5Close with the next step, not the price
You"What did you think? — OK, the next step is a 15-minute setup review with our team. We map your hours, your handoff rules, and the kinds of calls you actually want it to take. Setup runs from $497. Want to grab a slot Thursday or Friday?"

Objection handling

"My team can handle our calls."
"Totally agree for the calls they catch. I'm asking about the ones they don't — after 6pm, lunch rush, when two phones ring at once. The receptionist only answers when nobody on your team can. How many times last week did a call go to voicemail?"
"Customers don't want to talk to AI."
"They want their question answered. Right now they're getting voicemail and calling your competitor. Our AI is upfront — it tells callers it's a virtual receptionist, asks one question at a time, and your team gets a clean summary in seconds. Test it for 30 seconds — if it sounds robotic to you, hang up on me."
"How much does it cost?"
"Three plans: $297, $497, $997 a month, plus a one-time setup from $497. Most service businesses your size start at Growth ($497/mo). The first missed customer pays for it."
"I'd need to think about it / talk to my partner."
"Of course. While you're thinking — text the demo number to whoever you'd discuss it with. Have them call it. If they don't like what they hear, no review. If they do, I'll book the 15 minutes for both of you."
"We already have voicemail / an answering service."
"Voicemail catches messages. We catch customers. Our receptionist asks for name, reason, urgency, preferred time, and texts your team in seconds — no transcribing, no wait. What does your team usually do with a voicemail at 7pm on a Saturday?"
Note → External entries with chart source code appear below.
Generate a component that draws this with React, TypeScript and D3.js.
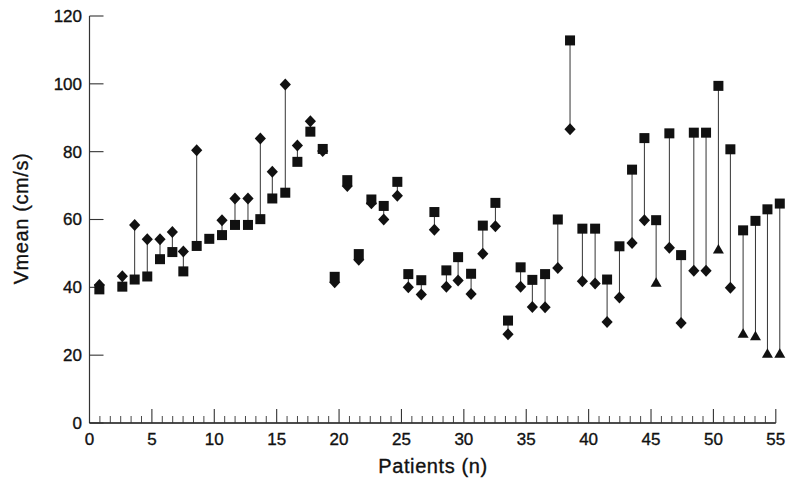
import React from "react";
import * as d3 from "d3";

// Patient positions on the x axis (as drawn in the figure)
const patientPos = [
  0.79, 2.63, 3.62, 4.63, 5.65, 6.64, 7.52, 8.59, 9.6, 10.62,
  11.66, 12.7, 13.69, 14.65, 15.69, 16.66, 17.7, 18.69, 19.65, 20.66,
  21.58, 22.59, 23.58, 24.67, 25.55, 26.59, 27.64, 28.6, 29.54, 30.58,
  31.52, 32.53, 33.54, 34.55, 35.49, 36.51, 37.53, 38.51, 39.5, 40.52,
  41.48, 42.47, 43.48, 44.47, 45.41, 46.47, 47.41, 48.43, 49.41, 50.4,
  51.36, 52.38, 53.37, 54.33, 55.32,
];

// Square markers (Vmean)
const squareVals = [
  39.4, 40.2, 42.3, 43.2, 48.3, 50.4, 44.7, 52.2, 54.3, 55.4,
  58.4, 58.4, 60.1, 66.2, 67.9, 77, 85.9, 80.8, 43.1, 71.6,
  49.8, 65.9, 64, 71.1, 43.9, 42.1, 62.2, 45, 48.9, 44,
  58.2, 64.9, 30.2, 45.9, 42.2, 43.9, 60, 112.8, 57.3, 57.3,
  42.3, 52.1, 74.7, 84, 59.8, 85.4, 49.5, 85.6, 85.6, 99.4,
  80.7, 56.8, 59.6, 63, 64.7,
];

// Diamond markers (Vmean, second measurement)
const diamondVals: (number | null)[] = [
  40.7, 43.3, 58.4, 54.2, 54.2, 56.3, 50.6, 80.4, null, 59.8,
  66.2, 66.2, 83.9, 74.1, 99.8, 81.8, 89, 80.2, 41.5, 69.9,
  48.1, 64.8, 60, 67, 40, 37.9, 57, 40.2, 42, 38,
  49.9, 58, 26.2, 40.2, 34.2, 34.1, 45.7, 86.6, 41.8, 41.1,
  29.8, 37, 53.1, 59.8, null, 51.7, 29.5, 44.9, 44.9, null,
  39.9, null, null, null, null,
];

// Triangle markers
const triangleVals: (number | null)[] = [
  null, null, null, null, null, null, null, null, null, null,
  null, null, null, null, null, null, null, null, null, null,
  null, null, null, null, null, null, null, null, null, null,
  null, null, null, null, null, null, null, null, null, null,
  null, null, null, null, 41.2, null, null, null, null, 51,
  null, 26.2, 25.4, 20.3, 20.3,
];

const yTicks = [0, 20, 40, 60, 80, 100, 120];
const xTicks = [0, 5, 10, 15, 20, 25, 30, 35, 40, 45, 50, 55];

const FONT = "'Liberation Sans', Arial, Helvetica, sans-serif";
const INK = "#111";
const AXIS = "#333";

export default function App() {
  const x = d3.scaleLinear().domain([0, 55]).range([89.5, 775.8]);
  const y = d3.scaleLinear().domain([0, 120]).range([423, 16]);

  const minorTicks: number[] = [];
  for (let i = 0; i < 11; i++) {
    for (let j = 1; j <= 5; j++) minorTicks.push(i * 5 + (j * 5) / 6);
  }

  const diamondPath = (cx: number, cy: number) =>
    `M${cx},${cy - 6}L${cx + 5.6},${cy}L${cx},${cy + 6}L${cx - 5.6},${cy}Z`;
  const trianglePath = (cx: number, cy: number) =>
    `M${cx},${cy - 6}L${cx + 5.5},${cy + 3.5}L${cx - 5.5},${cy + 3.5}Z`;

  const textStyle = { stroke: INK, strokeWidth: 0.35 };

  return (
    <svg
      width={787}
      height={482}
      style={{ position: "absolute", left: 0, top: 0, background: "#fff" }}
      fontFamily={FONT}
    >
      {/* axes */}
      <line x1={x(0)} x2={x(0)} y1={y(0)} y2={y(120)} stroke={AXIS} strokeWidth={1.2} />
      <line x1={x(0)} x2={x(55)} y1={y(0)} y2={y(0)} stroke={INK} strokeWidth={1.3} />
      {yTicks.map((t) => (
        <g key={"yt" + t}>
          <line x1={x(0)} x2={x(0) + 14} y1={y(t)} y2={y(t)} stroke={AXIS} strokeWidth={1.1} />
          <text x={82} y={y(t)} dy="0.35em" textAnchor="end" fontSize={17} fill={INK} style={textStyle}>
            {t}
          </text>
        </g>
      ))}
      {xTicks.map((t) => (
        <g key={"xt" + t}>
          {t > 0 && (
            <line x1={x(t)} x2={x(t)} y1={y(0)} y2={y(0) - 14} stroke={AXIS} strokeWidth={1.1} />
          )}
          <text x={x(t)} y={445} textAnchor="middle" fontSize={17} fill={INK} style={textStyle}>
            {t}
          </text>
        </g>
      ))}
      {minorTicks.map((t, i) => (
        <line key={"mt" + i} x1={x(t)} x2={x(t)} y1={y(0)} y2={y(0) - 7} stroke={AXIS} strokeWidth={0.9} />
      ))}

      {/* axis titles */}
      <text x={433} y={473} textAnchor="middle" fontSize={20} fill={INK} letterSpacing={0.6} style={textStyle}>
        Patients (n)
      </text>
      <text
        transform={`translate(28,218.5) rotate(-90)`}
        textAnchor="middle"
        fontSize={20}
        fill={INK}
        letterSpacing={0.6}
        style={textStyle}
      >
        Vmean (cm/s)
      </text>

      {/* connecting lines */}
      {patientPos.map((p, i) => {
        const other = diamondVals[i] ?? triangleVals[i];
        if (other == null) return null;
        return (
          <line
            key={"ln" + i}
            x1={x(p)}
            x2={x(p)}
            y1={y(squareVals[i])}
            y2={y(other)}
            stroke={AXIS}
            strokeWidth={1}
          />
        );
      })}

      {/* diamonds */}
      {patientPos.map((p, i) =>
        diamondVals[i] == null ? null : (
          <path key={"d" + i} d={diamondPath(x(p), y(diamondVals[i] as number))} fill={INK} />
        )
      )}
      {/* triangles */}
      {patientPos.map((p, i) =>
        triangleVals[i] == null ? null : (
          <path key={"t" + i} d={trianglePath(x(p), y(triangleVals[i] as number))} fill={INK} />
        )
      )}
      {/* squares */}
      {patientPos.map((p, i) => (
        <rect
          key={"s" + i}
          x={x(p) - 5}
          y={y(squareVals[i]) - 5}
          width={10}
          height={10}
          fill={INK}
        />
      ))}
    </svg>
  );
}
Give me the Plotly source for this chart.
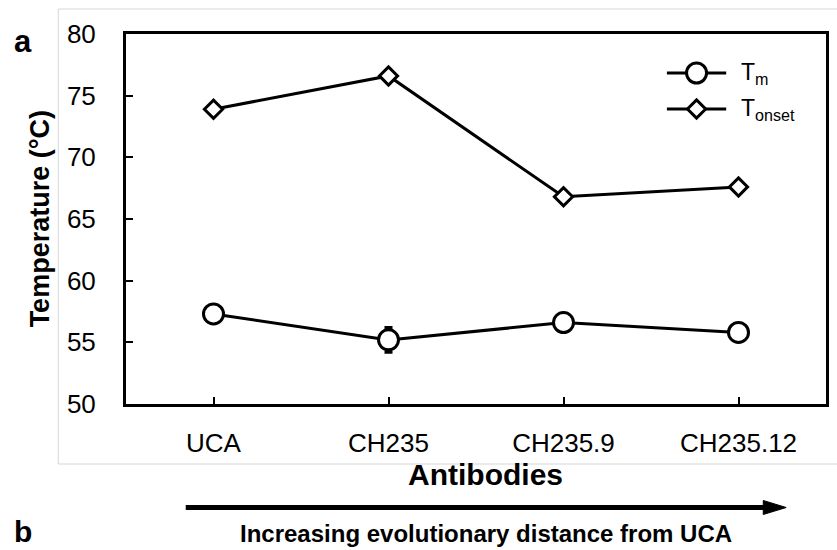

"Send me an email and I'll look at it."
"Email's fine, but the demo is faster — text me an OK and I'll send the test number right now. You'll know in 60 seconds whether this is worth a meeting."
"It's not the right time."
"Got it. The setup is 3-5 days, but we can hold a slot for next month. Can I send you the demo to test on your own time, and circle back in two weeks?"
Pro tip. The shortest path to a yes is them calling the test number. Get them to test the AI on their own number before you pitch price. The demo sells better than you do.